REQUIRED WORK
In the listing that follows, locate the line containing "The picture is" and the line containing "3000, 4000, 5000]". Retype exactly those two lines and every line between them, and nothing more.
** Start AVAILABLE DATA **
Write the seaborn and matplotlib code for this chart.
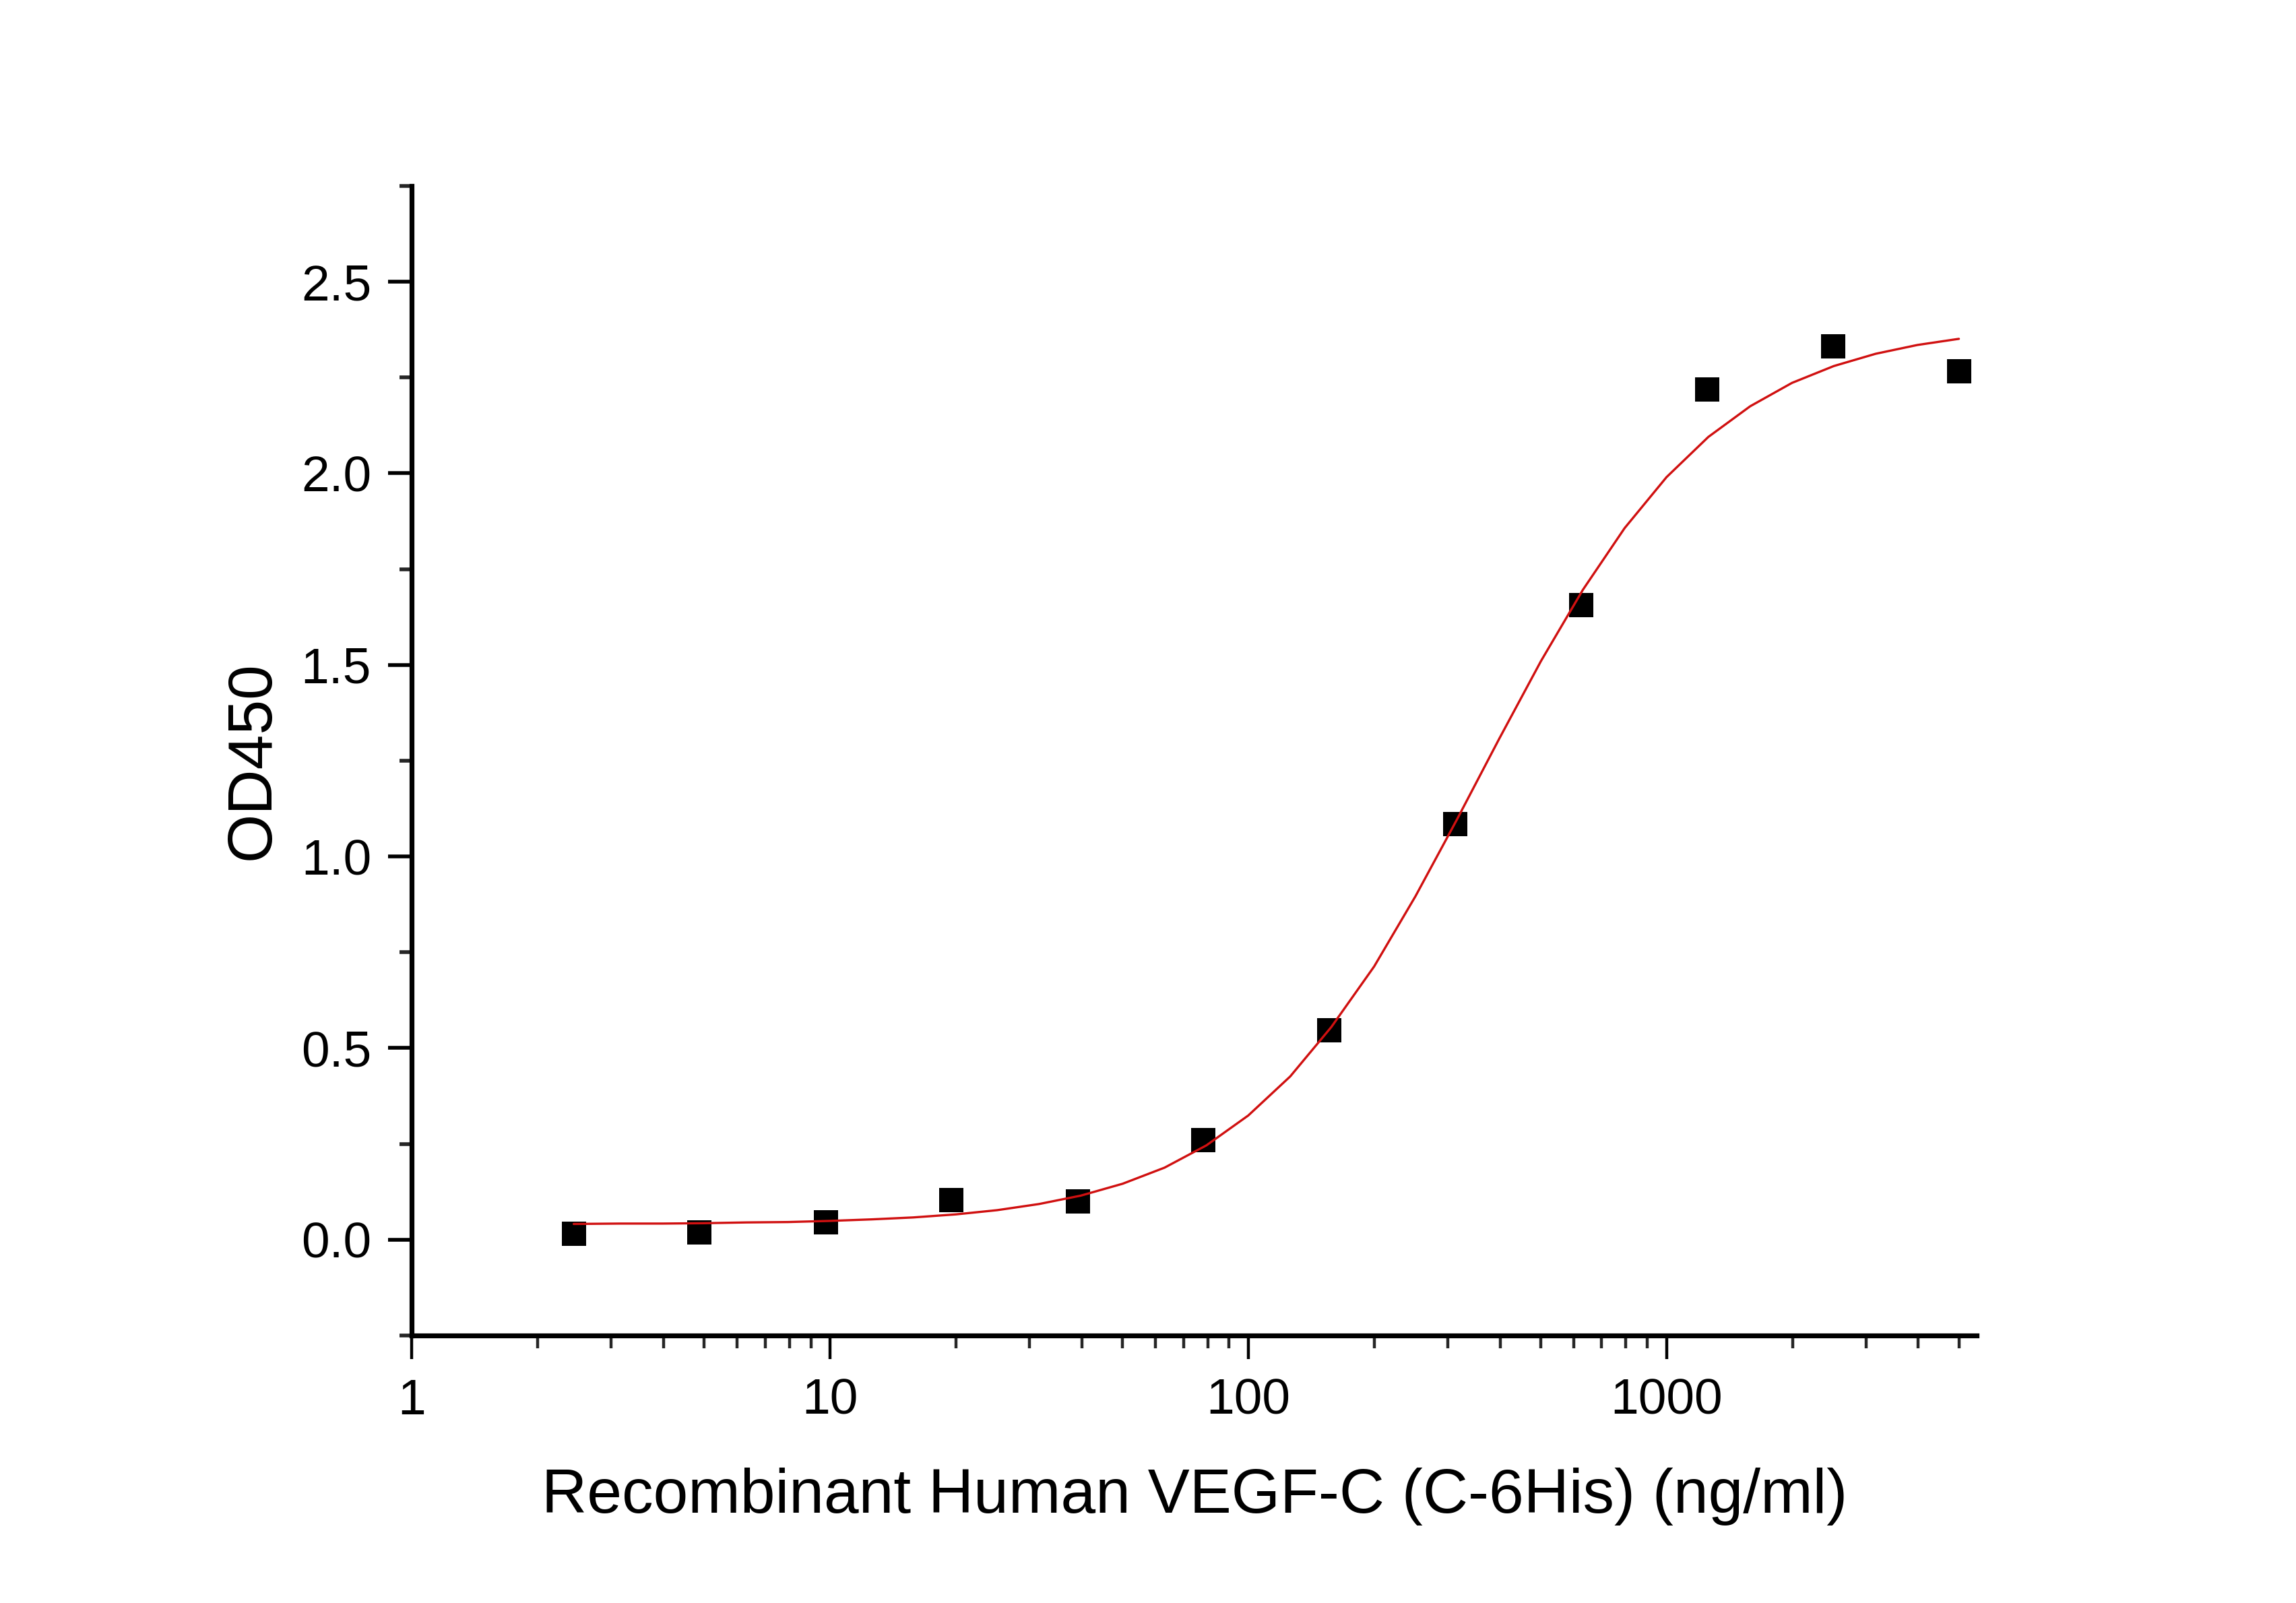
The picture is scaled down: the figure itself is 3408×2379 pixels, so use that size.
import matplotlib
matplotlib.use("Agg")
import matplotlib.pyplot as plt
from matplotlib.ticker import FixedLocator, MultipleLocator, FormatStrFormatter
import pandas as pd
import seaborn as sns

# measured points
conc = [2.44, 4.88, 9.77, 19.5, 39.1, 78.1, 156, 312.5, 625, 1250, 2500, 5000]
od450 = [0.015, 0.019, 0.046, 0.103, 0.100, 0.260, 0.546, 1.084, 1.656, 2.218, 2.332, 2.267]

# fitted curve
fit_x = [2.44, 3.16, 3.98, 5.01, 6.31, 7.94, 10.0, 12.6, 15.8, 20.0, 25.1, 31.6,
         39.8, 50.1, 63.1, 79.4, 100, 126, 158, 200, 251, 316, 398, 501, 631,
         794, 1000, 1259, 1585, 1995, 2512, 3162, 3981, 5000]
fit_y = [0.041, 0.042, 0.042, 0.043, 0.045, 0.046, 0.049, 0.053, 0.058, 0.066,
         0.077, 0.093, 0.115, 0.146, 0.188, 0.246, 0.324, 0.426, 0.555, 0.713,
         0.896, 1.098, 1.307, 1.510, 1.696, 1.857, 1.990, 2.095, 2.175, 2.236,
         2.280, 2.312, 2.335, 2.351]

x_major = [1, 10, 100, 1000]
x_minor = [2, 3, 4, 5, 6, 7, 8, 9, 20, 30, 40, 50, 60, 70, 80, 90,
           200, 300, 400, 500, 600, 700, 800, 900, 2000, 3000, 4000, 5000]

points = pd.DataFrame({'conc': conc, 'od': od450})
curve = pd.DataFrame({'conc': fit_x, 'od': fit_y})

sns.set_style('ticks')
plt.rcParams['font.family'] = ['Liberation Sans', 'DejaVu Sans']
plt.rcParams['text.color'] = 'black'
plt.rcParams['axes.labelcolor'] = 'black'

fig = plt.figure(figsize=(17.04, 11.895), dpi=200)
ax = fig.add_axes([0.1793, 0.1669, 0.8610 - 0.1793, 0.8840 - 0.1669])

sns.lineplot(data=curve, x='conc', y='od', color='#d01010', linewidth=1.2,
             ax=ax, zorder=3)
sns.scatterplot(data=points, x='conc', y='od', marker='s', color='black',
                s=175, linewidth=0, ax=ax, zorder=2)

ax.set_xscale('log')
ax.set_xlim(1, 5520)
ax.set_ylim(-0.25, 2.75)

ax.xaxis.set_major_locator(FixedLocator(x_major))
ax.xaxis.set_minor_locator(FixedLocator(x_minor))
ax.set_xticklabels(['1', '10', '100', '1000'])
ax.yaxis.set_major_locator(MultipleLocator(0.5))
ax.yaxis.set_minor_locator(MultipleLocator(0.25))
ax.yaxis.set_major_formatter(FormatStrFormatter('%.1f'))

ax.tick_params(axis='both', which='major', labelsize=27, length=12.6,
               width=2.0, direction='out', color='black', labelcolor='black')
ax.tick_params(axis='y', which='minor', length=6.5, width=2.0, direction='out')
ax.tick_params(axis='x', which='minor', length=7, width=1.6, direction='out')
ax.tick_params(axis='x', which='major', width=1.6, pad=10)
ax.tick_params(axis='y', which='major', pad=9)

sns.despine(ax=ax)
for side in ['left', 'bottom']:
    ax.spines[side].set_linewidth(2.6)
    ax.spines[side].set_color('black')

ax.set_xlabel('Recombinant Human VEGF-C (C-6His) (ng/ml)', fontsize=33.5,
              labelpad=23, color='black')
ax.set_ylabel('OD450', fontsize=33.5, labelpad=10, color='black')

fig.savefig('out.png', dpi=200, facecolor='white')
** End AVAILABLE DATA **
EXPECTED ANSWER
The picture is scaled down: the figure itself is 3408×2379 pixels, so use that size.
import matplotlib
matplotlib.use("Agg")
import matplotlib.pyplot as plt
from matplotlib.ticker import FixedLocator, MultipleLocator, FormatStrFormatter
import pandas as pd
import seaborn as sns

# measured points
conc = [2.44, 4.88, 9.77, 19.5, 39.1, 78.1, 156, 312.5, 625, 1250, 2500, 5000]
od450 = [0.015, 0.019, 0.046, 0.103, 0.100, 0.260, 0.546, 1.084, 1.656, 2.218, 2.332, 2.267]

# fitted curve
fit_x = [2.44, 3.16, 3.98, 5.01, 6.31, 7.94, 10.0, 12.6, 15.8, 20.0, 25.1, 31.6,
         39.8, 50.1, 63.1, 79.4, 100, 126, 158, 200, 251, 316, 398, 501, 631,
         794, 1000, 1259, 1585, 1995, 2512, 3162, 3981, 5000]
fit_y = [0.041, 0.042, 0.042, 0.043, 0.045, 0.046, 0.049, 0.053, 0.058, 0.066,
         0.077, 0.093, 0.115, 0.146, 0.188, 0.246, 0.324, 0.426, 0.555, 0.713,
         0.896, 1.098, 1.307, 1.510, 1.696, 1.857, 1.990, 2.095, 2.175, 2.236,
         2.280, 2.312, 2.335, 2.351]

x_major = [1, 10, 100, 1000]
x_minor = [2, 3, 4, 5, 6, 7, 8, 9, 20, 30, 40, 50, 60, 70, 80, 90,
           200, 300, 400, 500, 600, 700, 800, 900, 2000, 3000, 4000, 5000]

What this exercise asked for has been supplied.